Think back a few months to San Bernardino, when Syed Rizwan Farook and Tashfeen Malik slaughtered 14 people and wounded 22 others at a holiday party for the county department of health. Beginning the day of the shootings, CAIR organized press conferences and interviews, conducting a well-choreographed media campaign. Lawyers insisted there was no evidence the killings had anything to with religion. One added the killer may have faced workplace derision for his beard.

CAIR’s executive director in the Los Angeles area, Hussam Ayloush, appealed to MSNBC viewers not to jump to conclusions about the suspects’ motives. “Is it work? Rage-related? Is it mental illness? Is it extreme ideology?” Ayloush wondered at another press conference. “At this point it’s really unknown to us.” But many Americans had known in a flash what had actually happened, and a few realized that so had CAIR.

How much Islamophobia, oppression, surveillance, or persecution do American Muslims actually face? And who really is being persecuted? First Amendment freedoms and privacy law give ample protection.

When Middle East experts, historians, journalists, or public officials express any alarm about Islamic fundamentalism and Islam’s geopolitical aims, they may incur vicious attacks on their character. On U.S. campuses dissident speakers and professors face open hostility from Muslim students and their allies claiming “hate speech.” Lecture invitations and jobs are at stake.
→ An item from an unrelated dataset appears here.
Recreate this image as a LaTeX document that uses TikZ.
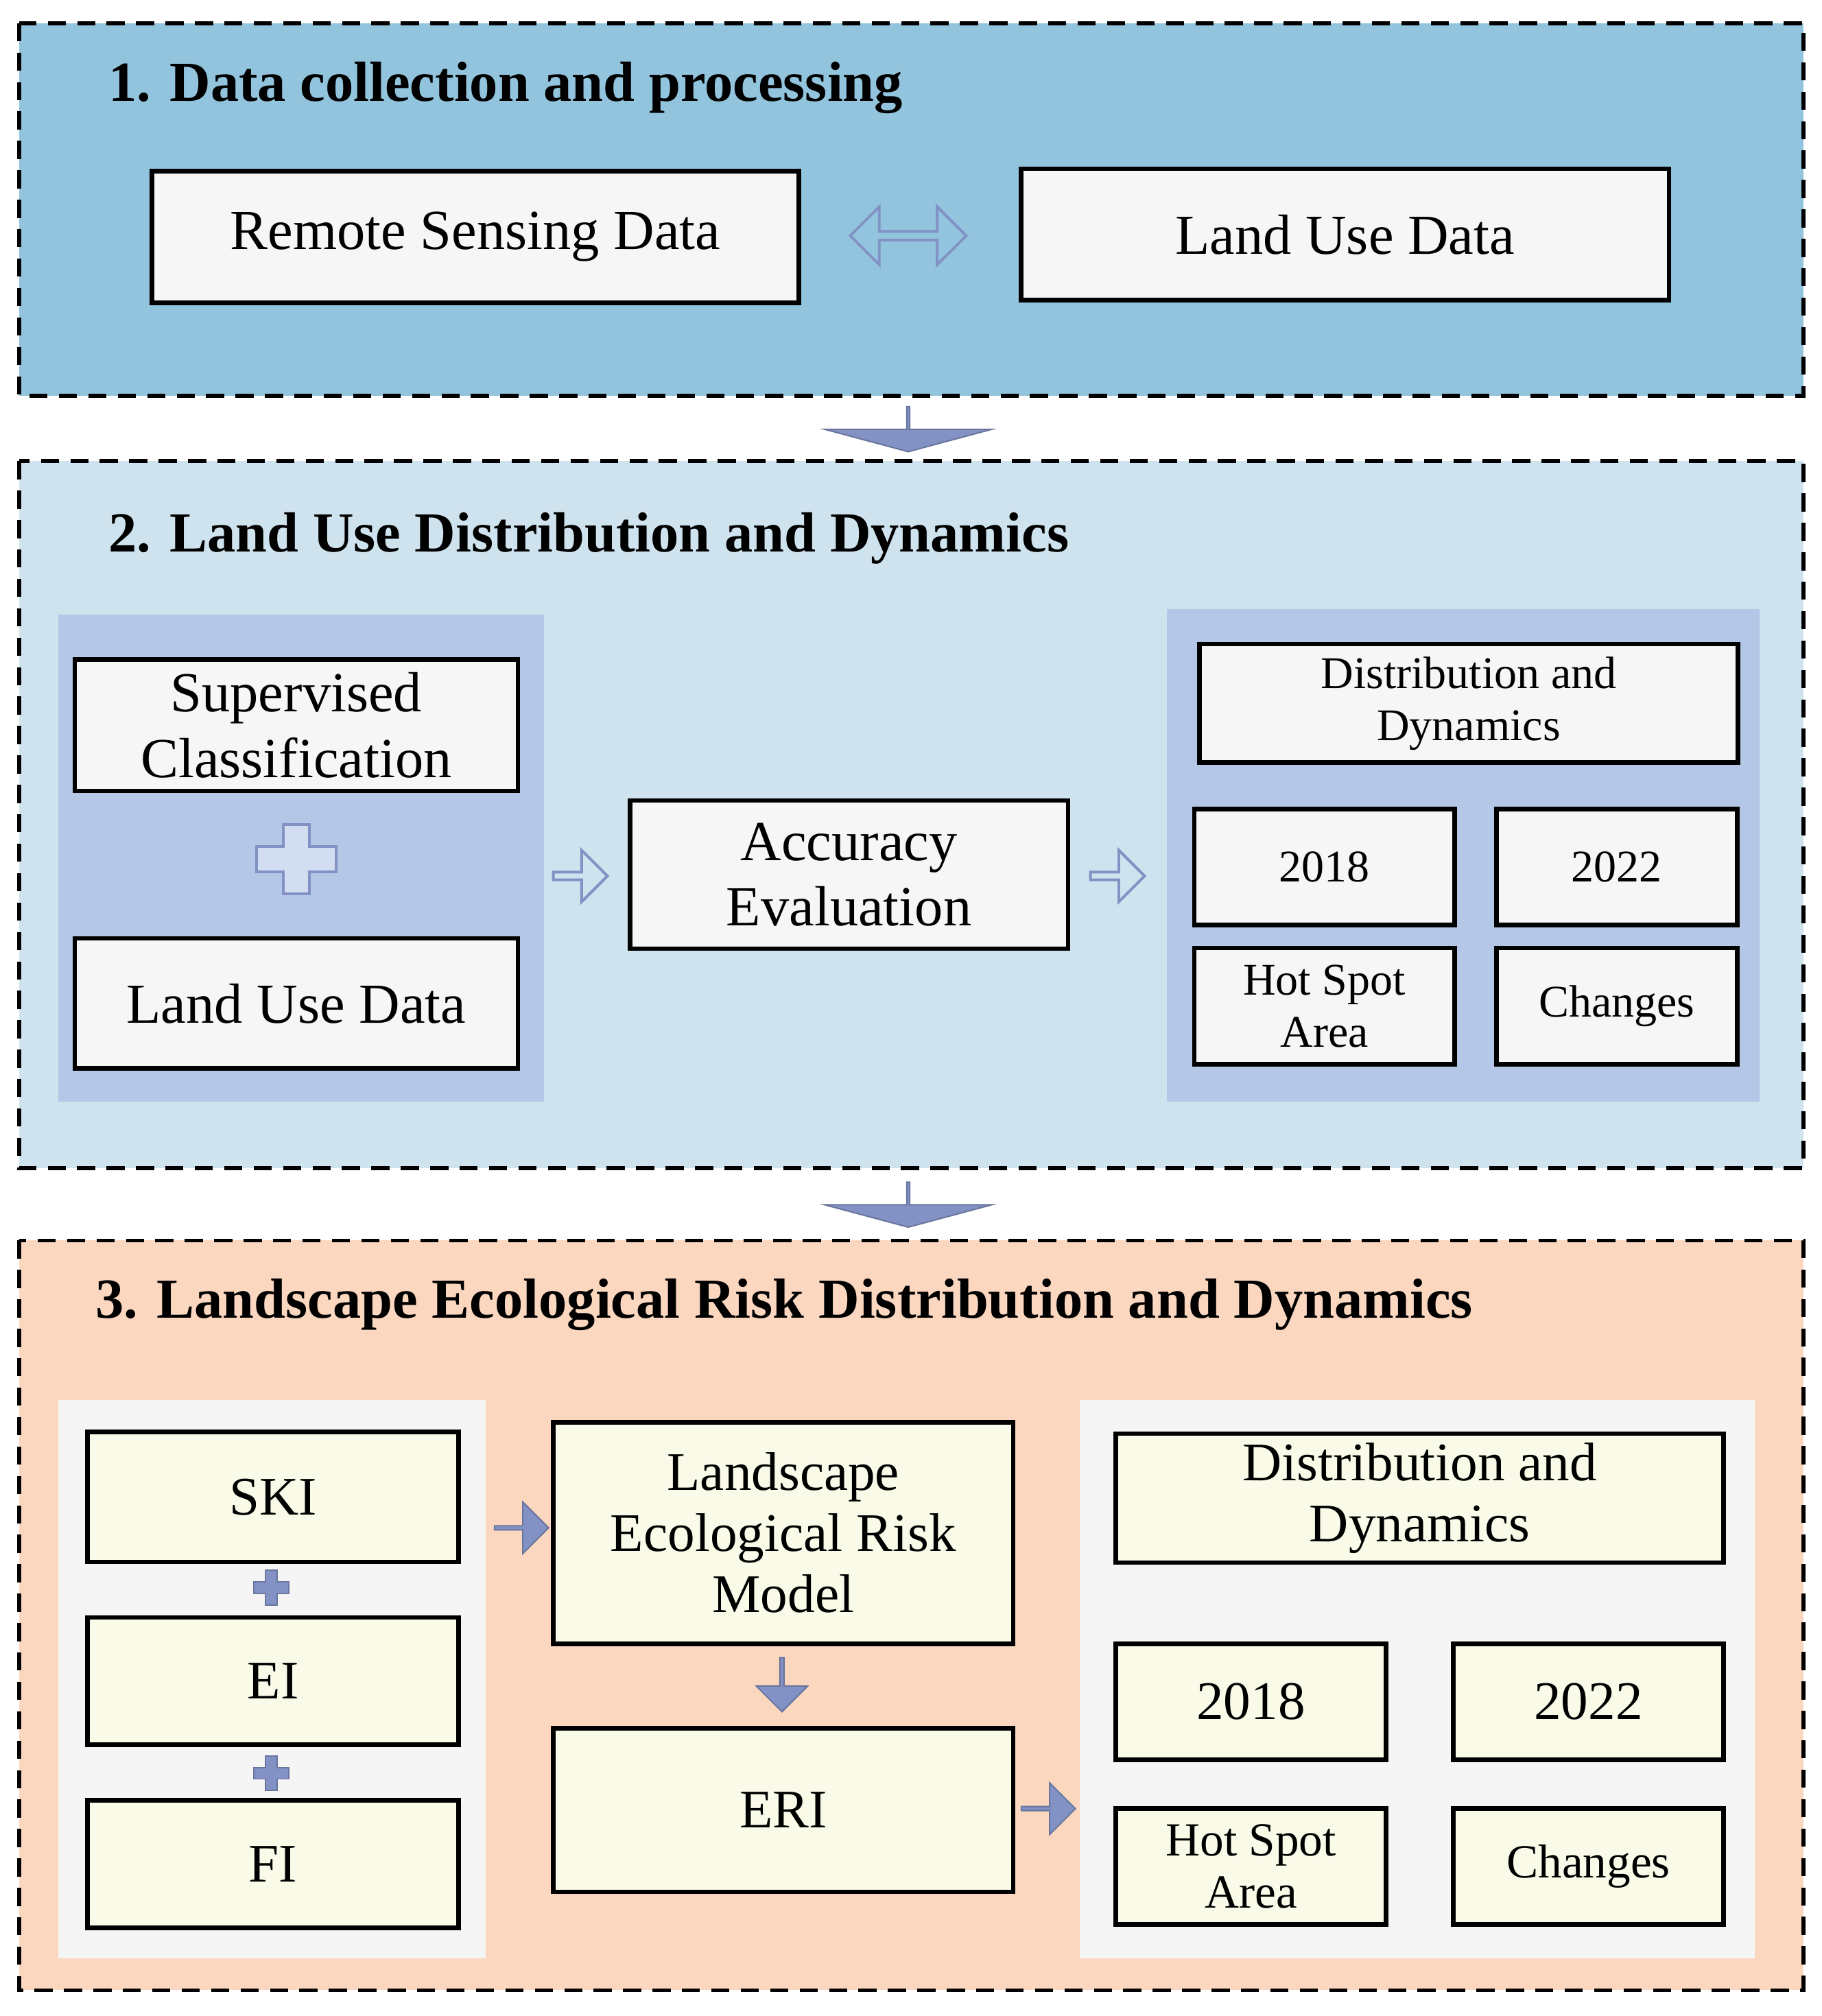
\documentclass[tikz,border=0pt]{standalone}
\usepackage{fontspec}
\setmainfont{Liberation Serif}
\usetikzlibrary{shapes.arrows}
\definecolor{panelA}{RGB}{146,196,222}
\definecolor{panelB}{RGB}{207,227,238}
\definecolor{panelC}{RGB}{251,215,192}
\definecolor{innerB}{RGB}{180,199,231}
\definecolor{innerC}{RGB}{245,245,245}
\definecolor{boxW}{RGB}{246,246,246}
\definecolor{boxC}{RGB}{250,250,233}
\definecolor{arr}{RGB}{130,146,196}
\begin{document}
\begin{tikzpicture}
      [x=0.02cm, y=-0.02cm,
        panel/.style={draw=black, dashed, line width=1.8pt, dash pattern=on 8pt off 5pt},
        title/.style={anchor=west, font=\fontsize{25}{30}\selectfont\bfseries},
        sz/.style 2 args={minimum width=#1*0.02cm, minimum height=#2*0.02cm},
        box/.style={draw=black, line width=2pt, fill=boxW, inner sep=0pt, align=center,
          font=\fontsize{25}{29}\selectfont},
        boxs/.style={box, font=\fontsize{20}{23}\selectfont},
        boxc/.style={box, fill=boxC, font=\fontsize{24}{27}\selectfont},
        hollow/.style={single arrow, draw=arr, line width=1.2pt, fill=none,
          minimum height=0.84cm, minimum width=0.8cm, single arrow head extend=0.12cm, inner sep=0pt},
        solid/.style={single arrow, draw=arr!80!black, line width=0.6pt, fill=arr,
          minimum height=0.84cm, minimum width=0.8cm, single arrow head extend=0.12cm, inner sep=0pt},
        down/.style={solid, shape border rotate=270, minimum height=0.7cm, minimum width=2.6cm,
          single arrow head extend=0.6cm, single arrow tip angle=150}
      ]
      \useasboundingbox (0,0) rectangle (1414,1565);
      % panel 1
      \fill[panelA] (15,18) rectangle (1400,307);
      \draw[panel] (15,18) rectangle (1400,307);
      \node[title] (t1) at (78,68) {1. Data collection and processing};
      \node[box, sz={502}{102}] (rs) at (369,184) {Remote Sensing Data};
      \node[box, sz={503}{102}] (lu) at (1044,182) {Land Use Data};
      \node[double arrow, draw=arr, line width=1.2pt, minimum height=1.8cm, minimum width=0.9cm,
        double arrow head extend=0.12cm, inner sep=0pt] (da) at (705,183) {};
      \node[down] (d1) at (705,333) {};
      % panel 2
      \fill[panelB] (15,358) rectangle (1400,907);
      \draw[panel] (15,358) rectangle (1400,907);
      \node[title] (t2) at (78,418) {2. Land Use Distribution and Dynamics};
      \fill[innerB] (45,477) rectangle (422,855);
      \fill[innerB] (906,473) rectangle (1366,855);
      \node[box, sz={344}{102}] (sc) at (230,563) {Supervised\\Classification};
      \node[box, sz={344}{101}] (lu2) at (230,779) {Land Use Data};
      \draw[arr, line width=1.2pt, fill=innerB!60!white] (220,640) -- (240,640) -- (240,657) -- (261,657)
        -- (261,677) -- (240,677) -- (240,694) -- (220,694) -- (220,677) -- (199,677) -- (199,657)
        -- (220,657) -- cycle;
      \node[box, sz={340}{115}] (ae) at (659,679) {Accuracy\\Evaluation};
      \node[hollow] (h1) at (449,680) {};
      \node[hollow] (h2) at (866,680) {};
      \node[boxs, sz={418}{92}] (dd2) at (1140,546) {Distribution and\\Dynamics};
      \node[boxs, sz={202}{90}] (a18) at (1028,673) {2018};
      \node[boxs, sz={187}{90}] (a22) at (1255,673) {2022};
      \node[boxs, sz={202}{90}] (hs2) at (1028,781) {Hot Spot\\Area};
      \node[boxs, sz={187}{90}] (ch2) at (1255,781) {Changes};
      \node[down] (d2) at (705,935) {};
      % panel 3
      \fill[panelC] (15,963) rectangle (1400,1545);
      \draw[panel] (15,963) rectangle (1400,1545);
      \node[title] (t3) at (68,1013) {3. Landscape Ecological Risk Distribution and Dynamics};
      \fill[innerC] (45,1087) rectangle (377,1520);
      \fill[innerC] (838,1087) rectangle (1362,1520);
      \node[boxc, sz={288}{101}] (ski) at (212,1162) {SKI};
      \node[boxc, sz={288}{99}] (ei) at (212,1305) {EI};
      \node[boxc, sz={288}{99}] (fi) at (212,1447) {FI};
      \foreach \y in {1233,1377}
        \draw[arr!80!black, line width=0.6pt, fill=arr] (206,\y-14) -- (215,\y-14) -- (215,\y-5) -- (224,\y-5)
          -- (224,\y+4) -- (215,\y+4) -- (215,\y+13) -- (206,\y+13) -- (206,\y+4) -- (197,\y+4)
          -- (197,\y-5) -- (206,\y-5) -- cycle;
      \node[boxc, sz={357}{172}] (lm) at (608,1190) {Landscape\\Ecological Risk\\Model};
      \node[boxc, sz={357}{127}] (eri) at (608,1405) {ERI};
      \node[solid] (s1) at (404,1186) {};
      \node[solid, shape border rotate=270] (s2) at (607,1307) {};
      \node[solid] (s3) at (813,1404) {};
      \node[boxc, sz={472}{100}] (dd3) at (1102,1163) {Distribution and\\Dynamics};
      \node[boxc, sz={210}{90}] (b18) at (971,1321) {2018};
      \node[boxc, sz={210}{90}] (b22) at (1233,1321) {2022};
      \node[boxc, sz={210}{90}, font=\fontsize{21}{23}\selectfont] (hs3) at (971,1449) {Hot Spot\\Area};
      \node[boxc, sz={210}{90}, font=\fontsize{21}{23}\selectfont] (ch3) at (1233,1449) {Changes};
    \end{tikzpicture}
\end{document}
“We live in a time when great efforts are being made to falsify the record of the past and to make history a tool of propaganda; when governments, religious movements, political parties, and sectional groups of every kind are busy rewriting history as they would wish it to have been,” observed historian Bernard Lewis in Islam and the West, at the high tide of the 1990s culture wars.

 “I wouldn’t want to create the impression that I wouldn’t like the government of the United States to be Islamic sometime in the future,” CAIR’s Ibrahim Hooper said about the same time. “But I’m not going to do anything violent to promote that. I’m going to do it through education.”

This sounds a lot like soft –– some call it stealth –– jihad, doesn’t it, or something similar to subversive activity.

Irrational fears? Hate speech? Islamists use diversity politics and ecumenical dreams to move the holy struggle forward. Invoking Islamophobia, they seek to shut down criticism and ruin any critics. With the enthusiastic support of America’s multiculturalists and cultural left, they are succeeding.